==== Data

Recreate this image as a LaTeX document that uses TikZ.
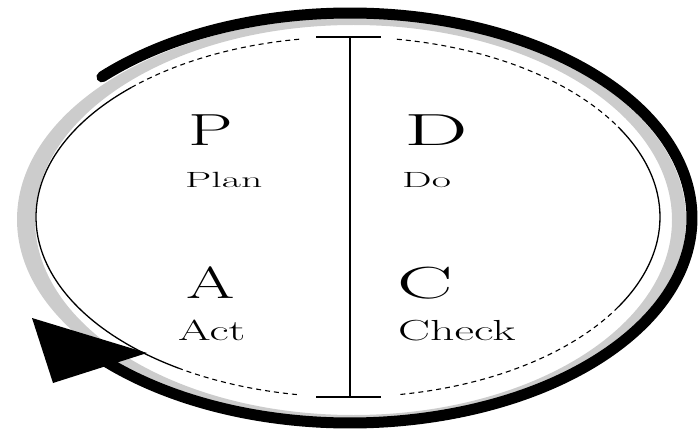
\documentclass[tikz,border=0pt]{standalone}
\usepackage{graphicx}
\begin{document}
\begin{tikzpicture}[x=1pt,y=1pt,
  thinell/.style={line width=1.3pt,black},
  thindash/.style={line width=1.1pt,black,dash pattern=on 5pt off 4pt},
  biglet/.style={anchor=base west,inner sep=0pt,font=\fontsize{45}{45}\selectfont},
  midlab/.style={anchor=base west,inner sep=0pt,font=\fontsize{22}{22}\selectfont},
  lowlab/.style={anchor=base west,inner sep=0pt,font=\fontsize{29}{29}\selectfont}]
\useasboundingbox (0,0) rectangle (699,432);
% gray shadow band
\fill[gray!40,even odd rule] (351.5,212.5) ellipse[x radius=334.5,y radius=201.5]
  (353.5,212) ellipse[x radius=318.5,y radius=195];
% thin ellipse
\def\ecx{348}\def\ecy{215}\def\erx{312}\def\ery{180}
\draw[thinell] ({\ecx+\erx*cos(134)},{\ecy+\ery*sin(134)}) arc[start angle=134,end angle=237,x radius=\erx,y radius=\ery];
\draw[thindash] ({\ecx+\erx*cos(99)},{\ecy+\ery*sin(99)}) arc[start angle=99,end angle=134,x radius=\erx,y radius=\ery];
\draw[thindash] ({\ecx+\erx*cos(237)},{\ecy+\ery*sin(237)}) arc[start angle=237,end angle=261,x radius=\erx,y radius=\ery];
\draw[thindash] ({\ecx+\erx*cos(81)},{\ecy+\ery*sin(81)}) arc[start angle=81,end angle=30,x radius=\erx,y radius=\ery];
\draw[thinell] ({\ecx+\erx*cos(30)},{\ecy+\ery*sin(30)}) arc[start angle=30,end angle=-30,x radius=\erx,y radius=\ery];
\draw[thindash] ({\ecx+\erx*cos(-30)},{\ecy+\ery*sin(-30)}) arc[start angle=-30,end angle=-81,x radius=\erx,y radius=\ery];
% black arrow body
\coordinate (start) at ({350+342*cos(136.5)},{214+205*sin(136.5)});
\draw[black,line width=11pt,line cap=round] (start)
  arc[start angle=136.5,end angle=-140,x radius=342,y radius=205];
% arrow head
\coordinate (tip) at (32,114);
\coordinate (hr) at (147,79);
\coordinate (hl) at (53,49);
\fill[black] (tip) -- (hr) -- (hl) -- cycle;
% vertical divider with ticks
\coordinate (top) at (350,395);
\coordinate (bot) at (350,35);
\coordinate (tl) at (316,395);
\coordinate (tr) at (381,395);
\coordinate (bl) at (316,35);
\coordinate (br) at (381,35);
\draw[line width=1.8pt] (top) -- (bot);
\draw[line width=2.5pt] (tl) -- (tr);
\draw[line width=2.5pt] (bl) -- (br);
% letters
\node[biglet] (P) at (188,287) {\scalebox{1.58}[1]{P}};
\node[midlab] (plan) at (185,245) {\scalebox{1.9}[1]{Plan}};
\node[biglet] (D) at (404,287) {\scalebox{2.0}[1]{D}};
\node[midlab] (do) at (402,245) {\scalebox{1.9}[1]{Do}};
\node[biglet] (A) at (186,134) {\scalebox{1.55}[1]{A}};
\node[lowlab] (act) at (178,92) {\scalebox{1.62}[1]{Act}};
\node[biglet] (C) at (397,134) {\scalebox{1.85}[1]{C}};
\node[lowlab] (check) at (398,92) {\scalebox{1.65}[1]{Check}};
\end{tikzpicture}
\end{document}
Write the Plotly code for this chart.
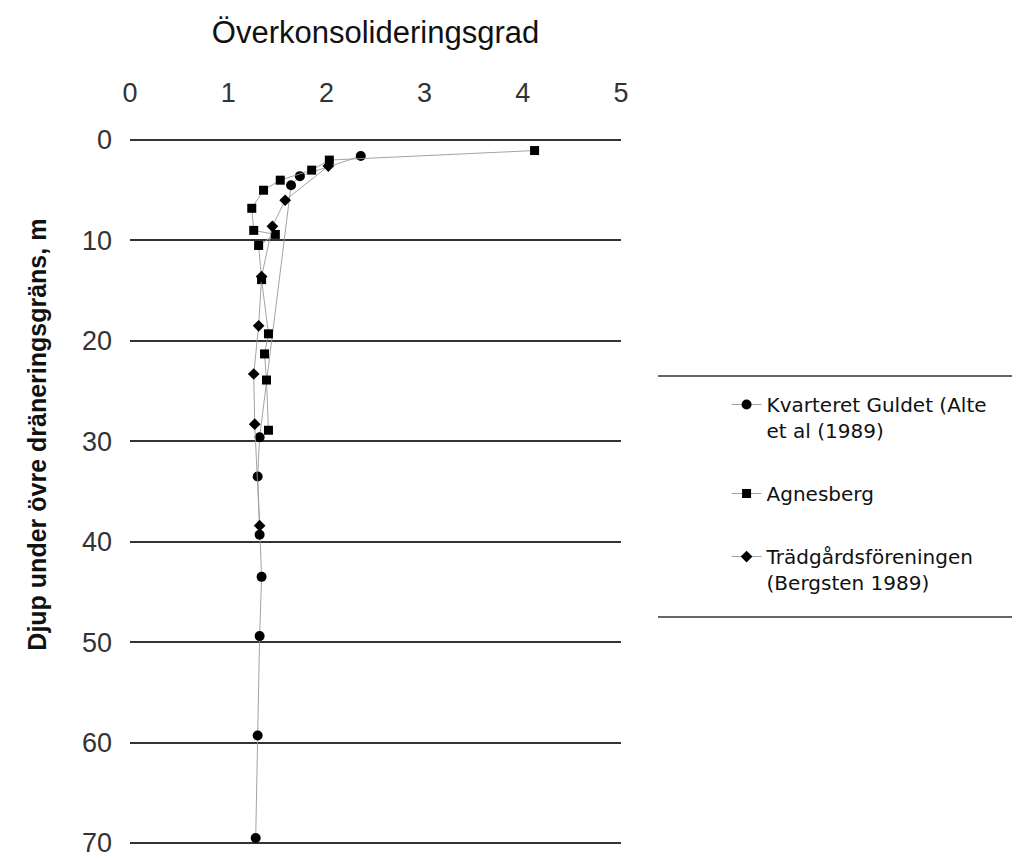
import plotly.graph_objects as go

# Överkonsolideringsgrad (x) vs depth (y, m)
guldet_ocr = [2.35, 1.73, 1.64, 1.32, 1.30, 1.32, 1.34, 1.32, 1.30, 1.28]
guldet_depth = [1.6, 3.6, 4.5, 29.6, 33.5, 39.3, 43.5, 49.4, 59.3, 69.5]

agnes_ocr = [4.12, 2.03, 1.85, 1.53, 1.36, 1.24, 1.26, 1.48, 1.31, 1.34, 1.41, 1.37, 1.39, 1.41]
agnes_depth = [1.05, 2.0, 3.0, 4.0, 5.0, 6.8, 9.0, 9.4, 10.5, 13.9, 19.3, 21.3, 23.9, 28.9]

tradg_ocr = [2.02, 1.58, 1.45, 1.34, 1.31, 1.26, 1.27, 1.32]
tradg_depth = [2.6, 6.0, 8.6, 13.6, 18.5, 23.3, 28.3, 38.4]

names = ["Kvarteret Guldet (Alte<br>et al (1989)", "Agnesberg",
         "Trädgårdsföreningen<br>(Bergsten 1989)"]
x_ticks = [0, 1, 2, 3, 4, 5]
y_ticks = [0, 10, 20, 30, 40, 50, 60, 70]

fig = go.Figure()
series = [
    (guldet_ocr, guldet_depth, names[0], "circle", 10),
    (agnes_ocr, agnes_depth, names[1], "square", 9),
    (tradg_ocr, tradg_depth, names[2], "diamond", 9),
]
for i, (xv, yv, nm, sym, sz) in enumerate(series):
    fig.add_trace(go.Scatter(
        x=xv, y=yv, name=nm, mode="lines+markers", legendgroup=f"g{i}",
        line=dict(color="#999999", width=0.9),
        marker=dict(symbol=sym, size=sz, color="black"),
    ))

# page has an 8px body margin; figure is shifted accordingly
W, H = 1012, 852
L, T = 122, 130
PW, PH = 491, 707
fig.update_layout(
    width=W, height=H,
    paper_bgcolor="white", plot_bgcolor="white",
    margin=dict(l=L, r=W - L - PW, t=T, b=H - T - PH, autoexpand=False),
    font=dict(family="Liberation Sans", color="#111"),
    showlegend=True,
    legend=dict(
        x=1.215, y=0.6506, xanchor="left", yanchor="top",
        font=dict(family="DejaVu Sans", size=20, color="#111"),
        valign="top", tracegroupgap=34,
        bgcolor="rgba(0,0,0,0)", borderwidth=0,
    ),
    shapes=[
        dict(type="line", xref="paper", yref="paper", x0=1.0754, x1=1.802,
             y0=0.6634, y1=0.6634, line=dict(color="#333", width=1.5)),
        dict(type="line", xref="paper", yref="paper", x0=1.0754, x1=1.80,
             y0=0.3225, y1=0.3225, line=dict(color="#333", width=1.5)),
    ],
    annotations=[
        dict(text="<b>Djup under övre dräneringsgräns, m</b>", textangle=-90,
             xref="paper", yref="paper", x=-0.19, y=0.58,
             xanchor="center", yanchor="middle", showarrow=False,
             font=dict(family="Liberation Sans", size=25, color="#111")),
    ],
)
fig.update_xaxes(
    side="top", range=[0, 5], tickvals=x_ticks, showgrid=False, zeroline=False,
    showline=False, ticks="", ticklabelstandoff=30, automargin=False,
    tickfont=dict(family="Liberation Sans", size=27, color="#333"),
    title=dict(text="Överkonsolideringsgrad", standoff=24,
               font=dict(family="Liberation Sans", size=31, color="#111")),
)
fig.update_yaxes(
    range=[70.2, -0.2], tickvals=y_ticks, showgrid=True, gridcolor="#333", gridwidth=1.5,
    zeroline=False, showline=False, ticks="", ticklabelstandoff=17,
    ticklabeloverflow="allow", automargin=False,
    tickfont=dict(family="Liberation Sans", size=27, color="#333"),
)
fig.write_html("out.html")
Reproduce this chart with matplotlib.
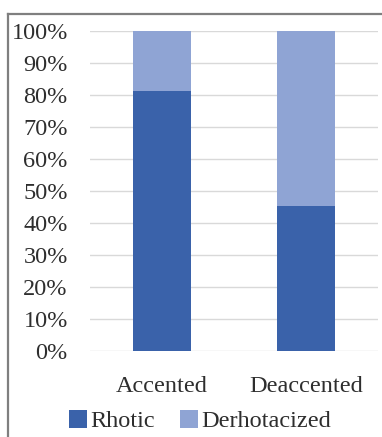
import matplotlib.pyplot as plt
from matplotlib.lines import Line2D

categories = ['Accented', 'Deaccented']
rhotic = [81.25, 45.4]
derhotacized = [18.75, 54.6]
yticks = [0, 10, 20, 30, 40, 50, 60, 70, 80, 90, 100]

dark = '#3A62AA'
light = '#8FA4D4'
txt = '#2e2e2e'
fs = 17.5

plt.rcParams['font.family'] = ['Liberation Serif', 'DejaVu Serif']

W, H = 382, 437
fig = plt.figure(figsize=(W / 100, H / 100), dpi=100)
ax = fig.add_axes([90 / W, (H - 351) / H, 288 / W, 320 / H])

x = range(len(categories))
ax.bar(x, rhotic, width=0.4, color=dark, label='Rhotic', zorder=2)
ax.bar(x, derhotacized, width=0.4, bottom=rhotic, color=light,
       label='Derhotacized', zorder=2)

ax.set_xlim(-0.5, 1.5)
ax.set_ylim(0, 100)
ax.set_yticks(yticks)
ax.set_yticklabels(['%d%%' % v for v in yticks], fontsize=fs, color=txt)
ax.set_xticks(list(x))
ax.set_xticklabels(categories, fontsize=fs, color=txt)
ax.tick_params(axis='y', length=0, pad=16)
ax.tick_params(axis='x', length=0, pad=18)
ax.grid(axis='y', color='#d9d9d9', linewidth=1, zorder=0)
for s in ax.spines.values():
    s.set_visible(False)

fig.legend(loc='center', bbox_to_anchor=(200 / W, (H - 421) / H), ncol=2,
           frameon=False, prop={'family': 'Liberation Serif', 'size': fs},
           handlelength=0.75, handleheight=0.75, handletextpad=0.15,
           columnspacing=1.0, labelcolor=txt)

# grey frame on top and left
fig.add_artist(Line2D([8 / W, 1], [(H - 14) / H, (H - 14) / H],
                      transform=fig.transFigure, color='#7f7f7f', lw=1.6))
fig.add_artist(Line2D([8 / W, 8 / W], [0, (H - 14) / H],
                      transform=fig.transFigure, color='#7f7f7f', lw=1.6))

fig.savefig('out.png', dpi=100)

========
==== Data

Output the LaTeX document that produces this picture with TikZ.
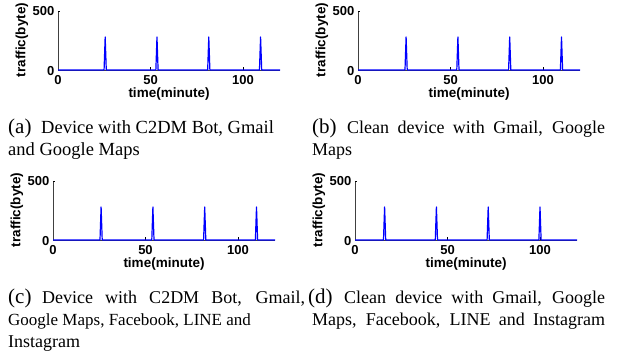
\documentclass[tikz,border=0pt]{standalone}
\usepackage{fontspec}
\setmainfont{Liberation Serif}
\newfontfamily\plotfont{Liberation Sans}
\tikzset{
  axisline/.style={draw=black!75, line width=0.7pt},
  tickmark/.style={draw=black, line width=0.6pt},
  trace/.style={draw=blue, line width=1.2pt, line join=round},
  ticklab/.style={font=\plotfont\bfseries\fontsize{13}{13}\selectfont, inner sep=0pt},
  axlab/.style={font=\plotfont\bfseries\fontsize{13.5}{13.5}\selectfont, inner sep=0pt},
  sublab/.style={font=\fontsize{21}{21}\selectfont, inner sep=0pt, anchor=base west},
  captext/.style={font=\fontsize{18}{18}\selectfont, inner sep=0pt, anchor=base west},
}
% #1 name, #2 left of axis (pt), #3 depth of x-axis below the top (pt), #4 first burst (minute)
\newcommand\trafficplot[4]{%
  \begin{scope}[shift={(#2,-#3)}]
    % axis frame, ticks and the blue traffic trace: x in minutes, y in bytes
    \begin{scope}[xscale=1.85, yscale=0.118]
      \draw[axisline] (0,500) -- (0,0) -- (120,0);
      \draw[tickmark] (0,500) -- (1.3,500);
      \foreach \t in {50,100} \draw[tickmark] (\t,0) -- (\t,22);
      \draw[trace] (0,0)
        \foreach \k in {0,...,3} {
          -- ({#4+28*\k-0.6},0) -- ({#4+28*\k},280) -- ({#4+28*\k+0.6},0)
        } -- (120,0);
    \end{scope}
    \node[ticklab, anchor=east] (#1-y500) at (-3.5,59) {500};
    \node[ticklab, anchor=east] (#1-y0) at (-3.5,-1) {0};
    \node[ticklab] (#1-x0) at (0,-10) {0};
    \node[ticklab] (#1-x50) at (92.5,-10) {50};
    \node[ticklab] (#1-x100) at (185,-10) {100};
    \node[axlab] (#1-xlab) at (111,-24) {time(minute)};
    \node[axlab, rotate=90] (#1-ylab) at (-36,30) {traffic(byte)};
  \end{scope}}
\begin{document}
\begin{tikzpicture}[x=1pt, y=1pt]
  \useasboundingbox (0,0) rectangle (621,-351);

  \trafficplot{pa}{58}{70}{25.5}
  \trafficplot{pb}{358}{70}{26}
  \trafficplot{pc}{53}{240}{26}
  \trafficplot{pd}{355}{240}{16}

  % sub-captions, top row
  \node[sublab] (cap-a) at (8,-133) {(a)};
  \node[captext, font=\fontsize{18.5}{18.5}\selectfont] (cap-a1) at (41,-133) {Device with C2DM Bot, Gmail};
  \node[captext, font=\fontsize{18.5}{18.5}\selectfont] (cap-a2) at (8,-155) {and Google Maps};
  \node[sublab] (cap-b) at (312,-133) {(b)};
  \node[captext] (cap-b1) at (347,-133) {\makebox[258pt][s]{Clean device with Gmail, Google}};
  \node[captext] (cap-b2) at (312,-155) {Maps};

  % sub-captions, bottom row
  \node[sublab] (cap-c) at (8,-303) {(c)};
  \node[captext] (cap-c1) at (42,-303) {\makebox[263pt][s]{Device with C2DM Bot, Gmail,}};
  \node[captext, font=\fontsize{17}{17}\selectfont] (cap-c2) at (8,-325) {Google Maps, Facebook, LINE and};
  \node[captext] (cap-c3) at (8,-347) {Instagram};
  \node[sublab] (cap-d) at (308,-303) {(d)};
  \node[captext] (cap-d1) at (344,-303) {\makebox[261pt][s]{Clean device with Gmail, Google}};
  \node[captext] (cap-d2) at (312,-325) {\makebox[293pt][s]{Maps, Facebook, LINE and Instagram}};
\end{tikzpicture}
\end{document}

========
==== Data

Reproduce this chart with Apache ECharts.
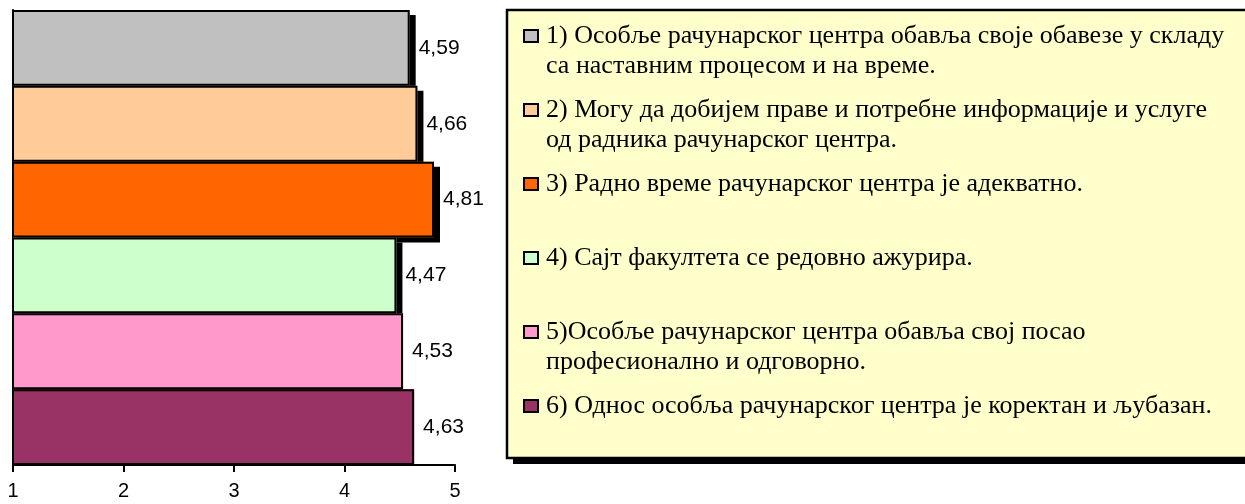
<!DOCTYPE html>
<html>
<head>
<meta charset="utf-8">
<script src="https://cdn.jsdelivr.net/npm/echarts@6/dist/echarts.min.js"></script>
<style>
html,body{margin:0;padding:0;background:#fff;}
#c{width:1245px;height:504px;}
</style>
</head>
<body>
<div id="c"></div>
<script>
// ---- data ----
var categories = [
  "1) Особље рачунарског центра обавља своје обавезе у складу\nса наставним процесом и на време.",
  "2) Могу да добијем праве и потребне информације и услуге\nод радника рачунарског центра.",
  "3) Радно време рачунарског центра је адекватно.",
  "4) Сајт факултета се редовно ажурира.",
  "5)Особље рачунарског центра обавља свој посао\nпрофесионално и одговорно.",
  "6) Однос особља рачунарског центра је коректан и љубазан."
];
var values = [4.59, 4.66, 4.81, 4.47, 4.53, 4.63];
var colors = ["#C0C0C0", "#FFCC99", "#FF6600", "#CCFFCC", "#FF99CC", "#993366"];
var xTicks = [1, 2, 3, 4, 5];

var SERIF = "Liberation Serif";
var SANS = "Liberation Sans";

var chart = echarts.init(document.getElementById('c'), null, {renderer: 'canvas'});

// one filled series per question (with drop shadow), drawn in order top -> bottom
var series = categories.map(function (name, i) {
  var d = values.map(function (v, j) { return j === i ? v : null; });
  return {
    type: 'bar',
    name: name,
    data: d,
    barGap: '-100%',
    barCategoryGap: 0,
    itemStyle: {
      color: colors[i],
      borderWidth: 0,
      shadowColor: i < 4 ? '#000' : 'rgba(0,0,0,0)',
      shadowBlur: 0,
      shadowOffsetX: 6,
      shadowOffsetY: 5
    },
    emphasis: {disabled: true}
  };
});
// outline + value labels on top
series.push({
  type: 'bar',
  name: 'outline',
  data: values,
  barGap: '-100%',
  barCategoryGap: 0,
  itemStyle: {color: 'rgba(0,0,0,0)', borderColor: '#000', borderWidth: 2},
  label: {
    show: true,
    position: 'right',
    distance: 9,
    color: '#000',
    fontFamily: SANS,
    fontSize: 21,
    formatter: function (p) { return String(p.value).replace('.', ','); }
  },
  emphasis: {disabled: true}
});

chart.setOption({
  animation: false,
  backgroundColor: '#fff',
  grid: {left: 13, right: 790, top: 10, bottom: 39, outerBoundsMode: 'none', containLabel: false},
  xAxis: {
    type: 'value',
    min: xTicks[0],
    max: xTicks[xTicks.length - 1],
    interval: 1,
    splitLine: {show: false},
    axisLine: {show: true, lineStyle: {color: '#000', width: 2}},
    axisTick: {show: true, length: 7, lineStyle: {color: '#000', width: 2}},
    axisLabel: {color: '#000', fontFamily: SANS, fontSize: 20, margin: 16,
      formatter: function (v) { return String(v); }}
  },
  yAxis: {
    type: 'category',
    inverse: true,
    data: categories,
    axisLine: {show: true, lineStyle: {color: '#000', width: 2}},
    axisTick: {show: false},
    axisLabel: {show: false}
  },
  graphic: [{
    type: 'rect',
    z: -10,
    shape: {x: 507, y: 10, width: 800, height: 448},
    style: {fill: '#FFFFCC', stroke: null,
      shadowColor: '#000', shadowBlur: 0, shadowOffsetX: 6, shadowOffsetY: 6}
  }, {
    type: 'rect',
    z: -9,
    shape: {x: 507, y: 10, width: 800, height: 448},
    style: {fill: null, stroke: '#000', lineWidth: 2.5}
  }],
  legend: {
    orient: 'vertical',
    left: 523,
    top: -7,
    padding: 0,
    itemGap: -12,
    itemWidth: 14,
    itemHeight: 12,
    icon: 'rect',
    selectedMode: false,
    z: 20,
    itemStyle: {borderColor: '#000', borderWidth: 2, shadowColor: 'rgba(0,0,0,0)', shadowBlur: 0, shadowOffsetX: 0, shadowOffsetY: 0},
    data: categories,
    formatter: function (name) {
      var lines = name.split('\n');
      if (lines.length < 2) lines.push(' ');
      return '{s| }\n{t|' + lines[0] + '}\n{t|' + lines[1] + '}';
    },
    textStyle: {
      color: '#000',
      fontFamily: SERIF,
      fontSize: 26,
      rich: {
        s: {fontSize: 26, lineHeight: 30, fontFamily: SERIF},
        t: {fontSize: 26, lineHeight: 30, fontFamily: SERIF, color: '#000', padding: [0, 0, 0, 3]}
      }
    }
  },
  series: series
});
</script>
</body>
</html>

========

→ Aim of the task:
Give the lines above again exactly, from the one containing "Reproduce this chart with matplotlib." to the one containing "label='Derhotacized', zorder=2)", both included, but leave out the pictures.

→ Output of the exercise:
Reproduce this chart with matplotlib.
import matplotlib.pyplot as plt
from matplotlib.lines import Line2D

categories = ['Accented', 'Deaccented']
rhotic = [81.25, 45.4]
derhotacized = [18.75, 54.6]
yticks = [0, 10, 20, 30, 40, 50, 60, 70, 80, 90, 100]

dark = '#3A62AA'
light = '#8FA4D4'
txt = '#2e2e2e'
fs = 17.5

plt.rcParams['font.family'] = ['Liberation Serif', 'DejaVu Serif']

W, H = 382, 437
fig = plt.figure(figsize=(W / 100, H / 100), dpi=100)
ax = fig.add_axes([90 / W, (H - 351) / H, 288 / W, 320 / H])

x = range(len(categories))
ax.bar(x, rhotic, width=0.4, color=dark, label='Rhotic', zorder=2)
ax.bar(x, derhotacized, width=0.4, bottom=rhotic, color=light,
       label='Derhotacized', zorder=2)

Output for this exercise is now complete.